The duration matters at the extremes. 9+ hours/day of phone use almost certainly displaces other activities you'd reflectively prefer. But within typical ranges (2-6 hours), the breakdown by activity matters more than the total.
So how much is too much, really?
Two heuristics that are more useful than a duration:
- The reflective test. If you could see your previous day's phone activity in detail and decide which uses were worth it, would you reflectively endorse the breakdown? If significantly less than half of your phone time would survive that audit, it's too much.
- The cost test. Is there something specific you want to do — read more, exercise, sleep earlier, be present with people — that's not happening because of phone time? If yes, your screen time is too much by the only definition that matters: it's costing you something you actually want.
The intervention isn't reducing minutes
The standard advice is to set time limits and try to hit them. This fails for the same reason all duration-targeting fails — it doesn't change the trigger, so the use migrates to wherever the timer isn't watching.
What works is shifting the ratio of intentional to compulsive opens.
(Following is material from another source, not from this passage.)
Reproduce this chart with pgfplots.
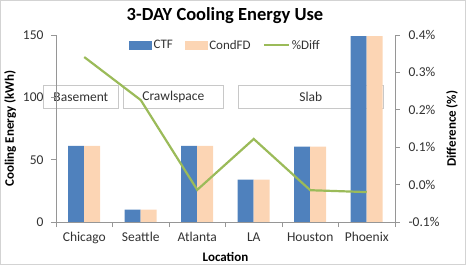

Speaking your reason out loud before opening a distracting app (Spool's mechanism) typically converts 30-40% of attempted opens into "actually I don't need to" closures. The total time drops as a byproduct of higher consciousness, not as the target itself.
The bottom line
"How much screen time is too much" is the wrong question. The right question is "what percentage of your phone use is intentional, and what is it costing you?" Most heavy users land at 20-30% intentional and 70-80% compulsive. Moving that ratio is what changes the experience — and the total minutes follow.